Architect of the Capitol

The 113th Congress Wasn't the Least Productive Congress Ever

The last two years were pretty slow on Capitol Hill, but they didn't set a record.

Congratulations, 113th Congress, you were not the least productive in history. But it was close.

Despite a sluggish pace for most of the last two years, a flurry of legislative activity during the lame duck elevated it to only one of the least productive Congresses in recent history.

Congress enacted 297 new laws (including the measures currently awaiting President Obama's signature). Despite predictions from many congressional observers, that is not the fewest bills enacted by a Congress since 1947. It is, however, second only to the 112th Congress, when 284 laws were enacted, according to an analysis from Josh Tauberer, at GovTrack.

"Through November, it was going to be the least productive Congress in terms of bills enacted," Tauberer said. But Congress picked up the pace during the lame-duck session, passing a flurry of bills, including the massive spending bill called the "Cromnibus."

That is not unusual, said Senate historian Donald Ritchie. He pointed to an excerpt from thejournal of Sen. William Maclay of Pennsylvania, who after the first Congress complained that several bills had been passed hastily on the last day of session.

"Nothing has changed in that sense," Ritchie said. "The legislative calendar stretches out, and then it squeezes closed like an accordion."

In terms of total votes in each chamber, the 113th Congress sits in the middle of the pack. The House voted 1,204 times to the Senate's 657. It is typical for the House to pass many more bills than the Senate, experts noted.

House Republicans have been wont to blame the gridlock on the Senate, where far fewer bills passed, and where, they note, even bipartisan bills like a reauthorization of terrorism-risk insurance or a measure spurring action on the Keystone XL oil pipeline have died.

But Ritchie said that is not entirely accurate. The Senate passed several large, bipartisan bills that the House did not take up, including measures dealing with immigration, transportation policy, and postal reform.

"None of that got through the House of Representatives," Ritchie said. "The House just had a very different way of looking at things and didn't produce their own versions of those bills."

However, Ritchie, Tauberer, and several historians and data scientists interviewed for this story noted that simply counting the number of bills passed does not paint a full picture of congressional productivity. One reason is that the trend lately has been to pass massive bills that touch myriad issues, much like the year-end Cromnibus.

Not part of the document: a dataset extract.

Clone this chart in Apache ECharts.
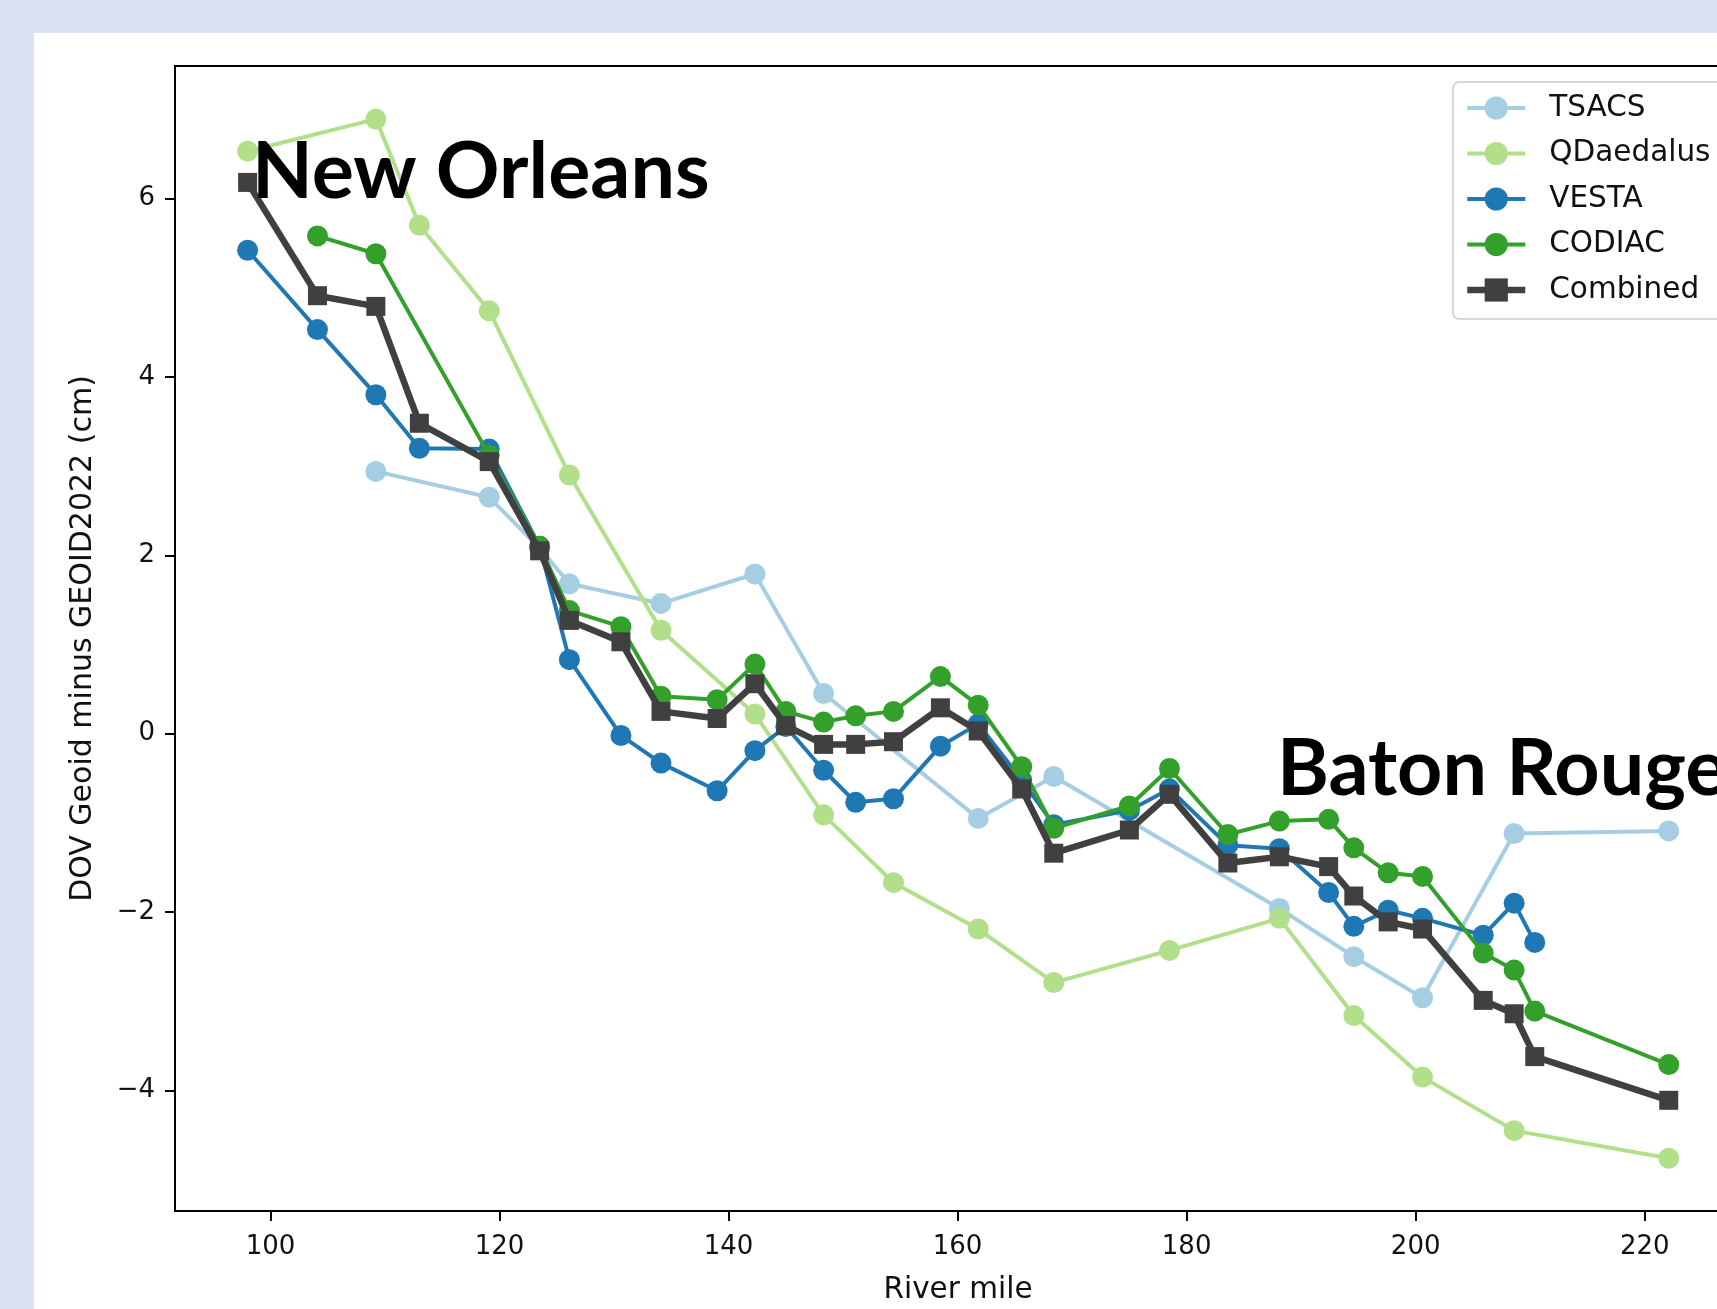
<!DOCTYPE html>
<html>
<head>
<meta charset="utf-8">
<script src="https://cdn.jsdelivr.net/npm/echarts@6/dist/echarts.min.js"></script>
<style>
  html, body { margin: 0; padding: 0; background: #dae3f3; width: 1717px; height: 1309px; overflow: hidden; }
  #panel { position: absolute; left: 34px; top: 33px; right: 0; bottom: 0; background: #ffffff; }
  #chart { position: absolute; left: 0; top: 0; width: 1717px; height: 1309px; }
</style>
</head>
<body>
<div id="panel"></div>
<div id="chart"></div>
<script>
// ---- data (River mile vs DOV geoid minus GEOID2022, cm) ----
const tsacsMiles = [109.2, 119.1, 123.5, 126.1, 134.1, 142.3, 148.3, 161.8, 168.4, 188.1, 194.6, 200.6, 208.6, 222.1];
const tsacsValues = [2.94, 2.65, 2.08, 1.68, 1.46, 1.79, 0.45, -0.95, -0.48, -1.96, -2.50, -2.96, -1.12, -1.09];

const qdaedalusMiles = [98.0, 109.2, 113.0, 119.1, 126.1, 134.1, 142.3, 148.3, 154.4, 161.8, 168.4, 178.5, 188.1, 194.6, 200.6, 208.6, 222.1];
const qdaedalusValues = [6.53, 6.89, 5.70, 4.74, 2.90, 1.16, 0.22, -0.91, -1.67, -2.19, -2.79, -2.43, -2.07, -3.16, -3.85, -4.45, -4.76];

const vestaMiles = [98.0, 104.1, 109.2, 113.0, 119.1, 123.5, 126.1, 130.6, 134.1, 139.0, 142.3, 145.0, 148.3, 151.1, 154.4, 158.5, 161.8, 165.6, 168.4, 175.0, 178.5, 183.6, 188.1, 192.4, 194.6, 197.6, 200.6, 205.9, 208.6, 210.4];
const vestaValues = [5.42, 4.53, 3.80, 3.20, 3.19, 2.10, 0.83, -0.02, -0.33, -0.64, -0.19, 0.08, -0.41, -0.77, -0.73, -0.14, 0.11, -0.52, -1.02, -0.86, -0.62, -1.25, -1.29, -1.78, -2.16, -1.98, -2.07, -2.26, -1.90, -2.34];

const codiacMiles = [104.1, 109.2, 119.1, 123.5, 126.1, 130.6, 134.1, 139.0, 142.3, 145.0, 148.3, 151.1, 154.4, 158.5, 161.8, 165.6, 168.4, 175.0, 178.5, 183.6, 188.1, 192.4, 194.6, 197.6, 200.6, 205.9, 208.6, 210.4, 222.1];
const codiacValues = [5.58, 5.38, 3.12, 2.10, 1.38, 1.20, 0.42, 0.38, 0.78, 0.25, 0.13, 0.20, 0.25, 0.64, 0.32, -0.37, -1.06, -0.81, -0.39, -1.13, -0.98, -0.96, -1.28, -1.56, -1.60, -2.46, -2.65, -3.11, -3.71];

const combinedMiles = [98.0, 104.1, 109.2, 113.0, 119.1, 123.5, 126.1, 130.6, 134.1, 139.0, 142.3, 145.0, 148.3, 151.1, 154.4, 158.5, 161.8, 165.6, 168.4, 175.0, 178.5, 183.6, 188.1, 192.4, 194.6, 197.6, 200.6, 205.9, 208.6, 210.4, 222.1];
const combinedValues = [6.18, 4.91, 4.79, 3.48, 3.05, 2.05, 1.27, 1.03, 0.25, 0.17, 0.56, 0.09, -0.12, -0.12, -0.09, 0.29, 0.03, -0.62, -1.34, -1.08, -0.68, -1.45, -1.38, -1.49, -1.82, -2.11, -2.19, -2.99, -3.14, -3.62, -4.11];

const xTicks = [100, 120, 140, 160, 180, 200, 220];
const yTicks = [-4, -2, 0, 2, 4, 6];

const seriesNames = ['TSACS', 'QDaedalus', 'VESTA', 'CODIAC', 'Combined'];
const seriesColors = ['#a6cee3', '#b2df8a', '#1f78b4', '#33a02c', '#404040'];
const annotations = ['New Orleans', 'Baton Rouge'];
const xAxisTitle = 'River mile';
const yAxisTitle = 'DOV Geoid minus GEOID2022 (cm)';

// ---- build ----
function pairs(xs, ys) { return xs.map((x, i) => [x, ys[i]]); }
const allData = [
  pairs(tsacsMiles, tsacsValues),
  pairs(qdaedalusMiles, qdaedalusValues),
  pairs(vestaMiles, vestaValues),
  pairs(codiacMiles, codiacValues),
  pairs(combinedMiles, combinedValues)
];

const FONT = 'DejaVu Sans';
const chart = echarts.init(document.getElementById('chart'), null, { renderer: 'canvas' });

const lineW = name => name === 'Combined' ? 6.5 : 4;

const series = seriesNames.map((name, i) => {
  const isComb = name === 'Combined';
  return {
    name: name,
    type: 'line',
    data: allData[i],
    symbol: isComb ? 'rect' : 'circle',
    symbolSize: isComb ? 19 : 21,
    showSymbol: true,
    animation: false,
    z: 2 + i,
    lineStyle: { color: seriesColors[i], width: lineW(name) },
    itemStyle: { color: seriesColors[i], borderWidth: 0 },
    emphasis: { disabled: true }
  };
});

const minusFmt = v => String(v).replace('-', '\u2212');

chart.setOption({
  animation: false,
  backgroundColor: 'transparent',
  textStyle: { fontFamily: FONT },
  grid: {
    left: 175, top: 66, width: 1566, height: 1145,
    outerBoundsMode: 'none', containLabel: false,
    show: true, borderColor: '#000', borderWidth: 2, backgroundColor: '#fff'
  },
  legend: {
    data: seriesNames.map((name, i) => ({
      name: name,
      lineStyle: { width: lineW(name), color: seriesColors[i] }
    })),
    orient: 'vertical',
    left: 1453, top: 82,
    padding: [11, 12, 14, 11],
    itemWidth: 58, itemHeight: 29, itemGap: 15.5,
    backgroundColor: 'rgba(255,255,255,0.8)',
    borderColor: '#cccccc', borderWidth: 1.5, borderRadius: 6,
    textStyle: { fontFamily: FONT, fontSize: 29.5, color: '#111', lineHeight: 30, padding: [0, 0, 0, 19] },
    selectedMode: false
  },
  xAxis: {
    type: 'value', min: 91.66, max: 228.41,
    name: xAxisTitle, nameLocation: 'middle', nameGap: 64,
    nameTextStyle: { fontFamily: FONT, fontSize: 29.5, color: '#111' },
    axisLine: { show: true, onZero: false, lineStyle: { color: '#000', width: 2 } },
    axisTick: { show: true, length: 10, lineStyle: { color: '#000', width: 2 }, customValues: xTicks },
    axisLabel: { fontFamily: FONT, fontSize: 26, color: '#111', margin: 23, customValues: xTicks, formatter: minusFmt },
    splitLine: { show: false }
  },
  yAxis: {
    type: 'value', min: -5.351, max: 7.485,
    name: yAxisTitle, nameLocation: 'middle', nameGap: 77, nameRotate: 90,
    nameTextStyle: { fontFamily: FONT, fontSize: 30, color: '#111' },
    axisLine: { show: true, onZero: false, lineStyle: { color: '#000', width: 2 } },
    axisTick: { show: true, length: 10, lineStyle: { color: '#000', width: 2 }, customValues: yTicks },
    axisLabel: { fontFamily: FONT, fontSize: 26, color: '#111', margin: 20, customValues: yTicks, formatter: minusFmt },
    splitLine: { show: false }
  },
  graphic: [
    { type: 'text', x: 252, y: 173, z: 100,
      style: { text: annotations[0], fontFamily: 'Lato', fontWeight: 'bold', fontSize: 79, fill: '#000', align: 'left', verticalAlign: 'middle' } },
    { type: 'text', x: 1277, y: 770, z: 100,
      style: { text: annotations[1], fontFamily: 'Lato', fontWeight: 'bold', fontSize: 79, fill: '#000', align: 'left', verticalAlign: 'middle' } }
  ],
  series: series
});
</script>
</body>
</html>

"The Affordable Care Act was one bill. Naming a post office is a second bill. Are they equal? No," said Brad Fitch, president and CEO of the Congressional Management Foundation.

Based on various other subjective metrics, though, the 113th Congress was one of the least productive in history.

To delve further into the numbers, Sarah Binder, a senior fellow at the Brookings Institution, uses a different analysis. She has made note of every issue discussed in The New York Times' unsigned editorials going back to 1940—regardless of whether the editorial board was in favor or not—and compares that with the issues Congress takes up. She then assigns each Congress a gridlock score based on the percentage of the issues of the day that are not legislated upon.

The 112th Congress, according to Binder's analysis, had a gridlock score of more than 70 percent, and Binder said that although she has not yet completed her analysis of the 113th Congress, she suspects the score will be similar.

"We're basically talking the same level of deadlock. The same issues: immigration, post office reform, climate change, corporate tax reform. ... Even on Dodd-Frank repeal, Obamacare repeal … they did very few real big things in the end," she said.

David Mayhew, a political science professor at Yale University, runs a similar analysis. He makes note of legislation mentioned by journalists in articles summarizing the work of each Congress and bases that Congress's productivity on how many major pieces of legislation are enacted.

He pointed to the 113th Congress's passage of the Cromnibus, the farm bill, the Violence Against Women Act, Veterans' Affairs changes, and the Budget Control Act, but noted that this Congress's productivity was relatively, although not historically, meager.

"It's not a long list," he said. "This is a pretty low-action Congress, but it's not uniquely low."

So where does the 113th Congress stack up historically? It is not in very esteemed company.

Both Mayhew's and Binder's analyses put the 113th on par with those that were brought to a grinding halt by national crises. For instance, both experts said this past Congress enacted major legislation at roughly the same clip as the 106th Congress, the last of President Clinton's second term, which was marred by a sex scandal and impeachment.

Mayhew adds to the list the 82nd Congress, during which President Truman was guiding the country through the Korean War. And Binder's work places the 113th Congress's gridlock score not far ahead of both the 102nd Congress, during which the Gulf War started, and the 108th, when the United States again invaded Iraq.

None of the metrics are airtight, congressional experts noted. But they do explain a general sentiment among the country, reflected in protest rallies and congressional approval ratings, that the 113th Congress was not functional.

"We can use the numbers to substantiate our impressions of Congress," Tauberer said. "We know that finding consensus in the last two Congresses has been difficult, and the numbers substantiate that."